Volume 3 will be available in October and while I have already reviewed it in Japanese, am looking forward to it in English as well. Translator Jocelyne Allen’s work is always fantastic. Casey Luca on adaptation,  Rina Mapa on lettering and retouch, Hanase Qi’s great cover design and Shannon Fay on Editing; The entire Seven Seas team is doing excellent work here for a terrific reading experience of a complicated, adult story.



Futari ha Daitai Konna Kanji, Volume 2 (ふたりはだいたいこんなかんじ)

August 5th, 2021

Okay, so here’s a mood. You like a creator, so when they announce a new book or series, you’re cautiously optimistic at the least. You know it might not be as good as the last thing you saw or read, but you have hope. And then you read or watch the thing….

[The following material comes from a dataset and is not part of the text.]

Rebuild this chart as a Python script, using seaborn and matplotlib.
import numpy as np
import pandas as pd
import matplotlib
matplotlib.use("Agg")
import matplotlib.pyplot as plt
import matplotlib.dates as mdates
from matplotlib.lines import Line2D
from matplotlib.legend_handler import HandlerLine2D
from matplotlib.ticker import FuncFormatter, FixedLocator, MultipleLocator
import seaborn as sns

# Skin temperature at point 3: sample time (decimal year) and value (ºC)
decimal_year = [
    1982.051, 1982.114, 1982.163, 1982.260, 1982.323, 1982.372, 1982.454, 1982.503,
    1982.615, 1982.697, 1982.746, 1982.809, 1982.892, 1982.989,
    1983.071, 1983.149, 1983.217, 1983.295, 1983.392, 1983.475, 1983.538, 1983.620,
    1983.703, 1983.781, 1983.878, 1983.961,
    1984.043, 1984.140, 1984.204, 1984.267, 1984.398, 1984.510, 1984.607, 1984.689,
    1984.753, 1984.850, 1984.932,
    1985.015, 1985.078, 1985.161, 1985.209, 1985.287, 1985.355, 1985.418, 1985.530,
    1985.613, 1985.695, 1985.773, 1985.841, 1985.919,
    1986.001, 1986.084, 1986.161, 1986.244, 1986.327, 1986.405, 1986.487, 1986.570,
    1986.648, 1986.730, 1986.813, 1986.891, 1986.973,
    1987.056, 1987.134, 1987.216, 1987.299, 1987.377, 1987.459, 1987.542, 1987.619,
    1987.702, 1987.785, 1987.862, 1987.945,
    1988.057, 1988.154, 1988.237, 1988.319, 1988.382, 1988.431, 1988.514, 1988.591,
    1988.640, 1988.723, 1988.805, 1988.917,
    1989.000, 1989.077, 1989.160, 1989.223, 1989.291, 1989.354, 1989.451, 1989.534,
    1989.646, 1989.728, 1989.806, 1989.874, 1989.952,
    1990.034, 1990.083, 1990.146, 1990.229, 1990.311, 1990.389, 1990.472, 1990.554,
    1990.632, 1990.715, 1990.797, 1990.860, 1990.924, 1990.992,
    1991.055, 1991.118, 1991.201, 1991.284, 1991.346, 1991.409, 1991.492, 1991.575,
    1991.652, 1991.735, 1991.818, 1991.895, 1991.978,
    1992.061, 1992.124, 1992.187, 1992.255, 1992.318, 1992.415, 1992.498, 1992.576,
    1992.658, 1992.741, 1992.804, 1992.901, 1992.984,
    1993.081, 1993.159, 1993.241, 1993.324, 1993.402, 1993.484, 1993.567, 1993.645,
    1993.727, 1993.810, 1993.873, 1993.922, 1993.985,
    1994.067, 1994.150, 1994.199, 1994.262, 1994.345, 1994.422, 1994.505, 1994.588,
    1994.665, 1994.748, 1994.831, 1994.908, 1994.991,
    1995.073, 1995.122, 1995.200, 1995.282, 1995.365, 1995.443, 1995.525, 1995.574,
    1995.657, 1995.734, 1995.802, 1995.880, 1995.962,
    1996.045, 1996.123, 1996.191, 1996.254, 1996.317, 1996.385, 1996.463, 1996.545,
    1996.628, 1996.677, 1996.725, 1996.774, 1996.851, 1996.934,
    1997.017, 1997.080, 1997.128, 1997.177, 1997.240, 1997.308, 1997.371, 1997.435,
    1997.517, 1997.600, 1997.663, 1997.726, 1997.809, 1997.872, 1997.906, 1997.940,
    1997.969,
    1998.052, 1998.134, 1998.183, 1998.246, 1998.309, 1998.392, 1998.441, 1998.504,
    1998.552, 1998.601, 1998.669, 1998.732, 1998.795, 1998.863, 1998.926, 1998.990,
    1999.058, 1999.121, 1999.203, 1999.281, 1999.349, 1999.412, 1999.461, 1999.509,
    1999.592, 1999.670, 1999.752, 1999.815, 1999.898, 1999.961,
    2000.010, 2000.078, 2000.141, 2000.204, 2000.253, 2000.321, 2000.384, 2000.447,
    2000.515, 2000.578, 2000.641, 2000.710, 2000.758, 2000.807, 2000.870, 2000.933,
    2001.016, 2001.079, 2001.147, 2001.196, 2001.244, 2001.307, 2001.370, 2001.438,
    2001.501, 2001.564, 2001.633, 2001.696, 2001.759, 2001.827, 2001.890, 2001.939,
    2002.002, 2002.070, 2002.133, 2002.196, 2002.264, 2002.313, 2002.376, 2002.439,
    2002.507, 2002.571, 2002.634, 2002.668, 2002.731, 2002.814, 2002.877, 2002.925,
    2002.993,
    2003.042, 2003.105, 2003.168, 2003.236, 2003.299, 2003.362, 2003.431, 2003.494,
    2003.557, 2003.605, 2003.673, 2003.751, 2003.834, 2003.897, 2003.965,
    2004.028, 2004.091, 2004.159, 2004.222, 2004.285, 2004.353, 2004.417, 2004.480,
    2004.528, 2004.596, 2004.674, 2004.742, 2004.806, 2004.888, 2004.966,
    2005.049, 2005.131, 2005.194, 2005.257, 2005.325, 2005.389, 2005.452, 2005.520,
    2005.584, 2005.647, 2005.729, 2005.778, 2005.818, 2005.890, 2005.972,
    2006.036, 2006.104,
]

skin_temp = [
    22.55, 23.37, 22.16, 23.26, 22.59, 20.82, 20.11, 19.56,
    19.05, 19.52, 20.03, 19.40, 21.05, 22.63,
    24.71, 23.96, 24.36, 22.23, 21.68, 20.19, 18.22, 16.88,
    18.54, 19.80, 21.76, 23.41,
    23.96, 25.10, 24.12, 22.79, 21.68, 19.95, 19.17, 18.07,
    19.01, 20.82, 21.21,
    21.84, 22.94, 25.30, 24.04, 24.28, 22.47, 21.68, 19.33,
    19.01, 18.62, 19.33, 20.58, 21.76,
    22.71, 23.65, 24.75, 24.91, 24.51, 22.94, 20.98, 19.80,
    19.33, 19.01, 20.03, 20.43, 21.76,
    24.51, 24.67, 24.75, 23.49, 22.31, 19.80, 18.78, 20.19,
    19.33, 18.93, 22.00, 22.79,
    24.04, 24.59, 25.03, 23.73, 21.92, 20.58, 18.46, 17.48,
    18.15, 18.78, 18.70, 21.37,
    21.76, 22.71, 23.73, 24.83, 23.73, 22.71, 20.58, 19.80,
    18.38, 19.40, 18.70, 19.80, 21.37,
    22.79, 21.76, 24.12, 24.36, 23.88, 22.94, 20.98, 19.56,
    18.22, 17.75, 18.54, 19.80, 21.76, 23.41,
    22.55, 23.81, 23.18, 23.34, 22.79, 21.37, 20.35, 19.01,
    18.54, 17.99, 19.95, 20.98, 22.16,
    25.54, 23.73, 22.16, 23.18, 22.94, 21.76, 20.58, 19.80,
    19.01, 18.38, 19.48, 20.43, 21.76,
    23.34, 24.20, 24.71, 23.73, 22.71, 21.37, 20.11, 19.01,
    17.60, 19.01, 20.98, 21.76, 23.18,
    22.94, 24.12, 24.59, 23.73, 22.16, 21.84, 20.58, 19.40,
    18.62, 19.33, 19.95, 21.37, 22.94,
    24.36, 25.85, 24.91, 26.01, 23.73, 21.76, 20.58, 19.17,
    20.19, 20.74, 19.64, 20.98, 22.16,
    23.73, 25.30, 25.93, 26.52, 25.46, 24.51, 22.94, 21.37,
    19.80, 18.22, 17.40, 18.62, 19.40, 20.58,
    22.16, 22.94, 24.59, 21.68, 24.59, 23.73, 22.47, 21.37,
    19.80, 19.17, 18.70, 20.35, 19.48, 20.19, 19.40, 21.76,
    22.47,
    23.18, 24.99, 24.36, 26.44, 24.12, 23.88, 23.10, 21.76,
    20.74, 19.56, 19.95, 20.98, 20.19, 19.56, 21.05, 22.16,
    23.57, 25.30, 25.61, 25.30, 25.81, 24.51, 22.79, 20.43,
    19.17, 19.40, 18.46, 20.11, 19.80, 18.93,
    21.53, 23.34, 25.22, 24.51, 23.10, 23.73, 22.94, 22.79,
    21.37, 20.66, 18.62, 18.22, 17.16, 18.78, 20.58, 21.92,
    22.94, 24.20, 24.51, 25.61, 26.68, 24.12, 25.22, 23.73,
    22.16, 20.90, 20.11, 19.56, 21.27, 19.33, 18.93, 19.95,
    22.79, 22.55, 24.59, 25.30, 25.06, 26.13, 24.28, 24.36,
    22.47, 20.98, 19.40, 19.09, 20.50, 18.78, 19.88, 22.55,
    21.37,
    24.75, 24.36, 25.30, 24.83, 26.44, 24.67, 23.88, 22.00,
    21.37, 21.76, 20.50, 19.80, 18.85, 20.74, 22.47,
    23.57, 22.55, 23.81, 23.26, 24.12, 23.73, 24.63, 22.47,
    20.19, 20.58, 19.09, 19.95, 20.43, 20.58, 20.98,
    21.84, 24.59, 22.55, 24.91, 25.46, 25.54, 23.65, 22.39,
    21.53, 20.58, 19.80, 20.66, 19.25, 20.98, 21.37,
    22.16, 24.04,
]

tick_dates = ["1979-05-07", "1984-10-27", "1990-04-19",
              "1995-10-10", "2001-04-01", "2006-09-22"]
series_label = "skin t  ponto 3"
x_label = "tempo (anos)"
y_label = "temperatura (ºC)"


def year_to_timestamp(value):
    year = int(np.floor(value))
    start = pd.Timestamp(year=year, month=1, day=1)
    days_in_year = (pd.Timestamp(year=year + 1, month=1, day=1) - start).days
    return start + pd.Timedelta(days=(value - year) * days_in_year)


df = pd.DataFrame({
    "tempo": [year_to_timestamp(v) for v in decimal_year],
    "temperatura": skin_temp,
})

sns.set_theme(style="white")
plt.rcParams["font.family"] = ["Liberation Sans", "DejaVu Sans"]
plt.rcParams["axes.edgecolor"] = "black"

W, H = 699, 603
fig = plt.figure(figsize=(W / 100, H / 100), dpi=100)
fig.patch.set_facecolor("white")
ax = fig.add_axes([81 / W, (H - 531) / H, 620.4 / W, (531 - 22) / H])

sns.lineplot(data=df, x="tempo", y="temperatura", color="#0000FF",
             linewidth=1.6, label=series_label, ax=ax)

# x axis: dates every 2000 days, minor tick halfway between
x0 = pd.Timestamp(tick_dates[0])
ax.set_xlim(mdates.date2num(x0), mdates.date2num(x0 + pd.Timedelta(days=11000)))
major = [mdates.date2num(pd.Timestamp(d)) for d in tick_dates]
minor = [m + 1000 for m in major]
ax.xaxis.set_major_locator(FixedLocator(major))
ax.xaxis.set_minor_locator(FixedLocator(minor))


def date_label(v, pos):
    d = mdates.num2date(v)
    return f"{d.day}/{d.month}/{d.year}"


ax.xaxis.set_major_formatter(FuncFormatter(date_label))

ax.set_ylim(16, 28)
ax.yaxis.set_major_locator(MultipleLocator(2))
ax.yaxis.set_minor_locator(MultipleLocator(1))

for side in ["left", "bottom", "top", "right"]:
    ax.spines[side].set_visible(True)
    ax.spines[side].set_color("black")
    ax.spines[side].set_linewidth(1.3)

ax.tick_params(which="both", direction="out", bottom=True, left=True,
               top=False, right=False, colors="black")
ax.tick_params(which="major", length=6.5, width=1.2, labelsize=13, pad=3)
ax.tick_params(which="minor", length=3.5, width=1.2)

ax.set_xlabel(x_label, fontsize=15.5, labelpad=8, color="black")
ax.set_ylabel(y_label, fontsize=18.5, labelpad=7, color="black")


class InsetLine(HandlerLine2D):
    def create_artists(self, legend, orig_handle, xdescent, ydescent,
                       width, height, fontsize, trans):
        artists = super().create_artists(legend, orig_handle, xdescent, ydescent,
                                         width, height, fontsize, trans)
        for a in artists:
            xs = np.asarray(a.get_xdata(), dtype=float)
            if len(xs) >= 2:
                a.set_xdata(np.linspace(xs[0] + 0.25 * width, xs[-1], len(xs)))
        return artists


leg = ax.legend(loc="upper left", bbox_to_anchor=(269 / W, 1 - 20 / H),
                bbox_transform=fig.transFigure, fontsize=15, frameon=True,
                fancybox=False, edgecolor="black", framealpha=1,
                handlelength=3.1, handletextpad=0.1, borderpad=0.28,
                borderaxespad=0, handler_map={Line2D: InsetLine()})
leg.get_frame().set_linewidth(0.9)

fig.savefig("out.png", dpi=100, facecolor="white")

This is a choose your own adventure and we will be walking down several possible paths together in the immediate future. ^_^ Today we are going down Path #1… You liked the creator’s last work you read and Volume 1 was very good.  And then Volume 2 is fantastic. Yay! Sasamekikoto creator, Ikeda Takashi’s Futari ha Daitai Konna Kanji, Volume 2 (ふたりはだいたいこんなかんじ) is really good. SO much better than I hoped. With one exception.

Volume 1 introduced us to Sakuma, a script writer who seems to be best known for porn, and her lover Wako (called “Wanko” for her puppy-like qualities,) a young voice actress getting her start. They live together, have careers and are generally happy people. Spending time with them is…nice.

Volume 2 is more of the same. They start the volume off by getting ready for a flower-viewing party in the spring. When they arrive, no one is there, and they wonder if they got it wrong. but no…they are there in time to see everyone else arrive. And they have a lovely time.

Wako gets a job with two other women for an on-going series and her personality is perfect for the hyper younger sister she plays. The two other voice actresses tease her a little, but ultimately ask her if they can talk with her. After work, they tell her, in confidence, that they are actually lovers and want to to start a “Yuri” entertainment company with Yuri Drama CDs and the like… There is a laugh-out-loud moment as Wako enthusiastically explains that she’s *also* got a girlfriend and heck yeah, she wants in. The next panel is a night scene of the street, with words coming from the bottom corner, “Seriously?” It completely slayed me. Even crazier, Sakuma is a script writer…and, it turns out, one of the seiyuu has worked as a voice for one of her scripts!

We follow one of their friends who is quite gay. A person working on Wako’s new series remembers her from school and Sakuma’s birthday is coming up… . Sadly, the final chapter is that godawful “surprise birthday party” plot that I want to see burned with fire and the ashes locked away forever as forbidden.

Ratings:

Art – 9 Loose, light where it needs to be, realistic and well-formed where it needs to be
Characters – 9 I’d have them over for lunch anytime ^_^
Story – 8 Slice of not-my-life. 1 point off for the surprise party
Service – 5 Nudity and acknowledgement of sex, but not more. It’s more just like, knowing an adult couple as friends.
Lesbian – 10 and then sure, Yuri – 10

Overall – 9 Fun, relatable and way better than I anticipated, but that one point off for that goddamned awful surprise birthday party plot.

With the exception of causing trauma in order to create a surprise, which I just hate in real life and fiction equally, this was a fun, sincere and funny manga – especially when Ikeda let’s his characters be goofy. For my money, that’s when his work is at its best.

Also excellent is the running leitmotif of Wako, then Sakuma, having stress dreams about Wako being an idol. That felt way real.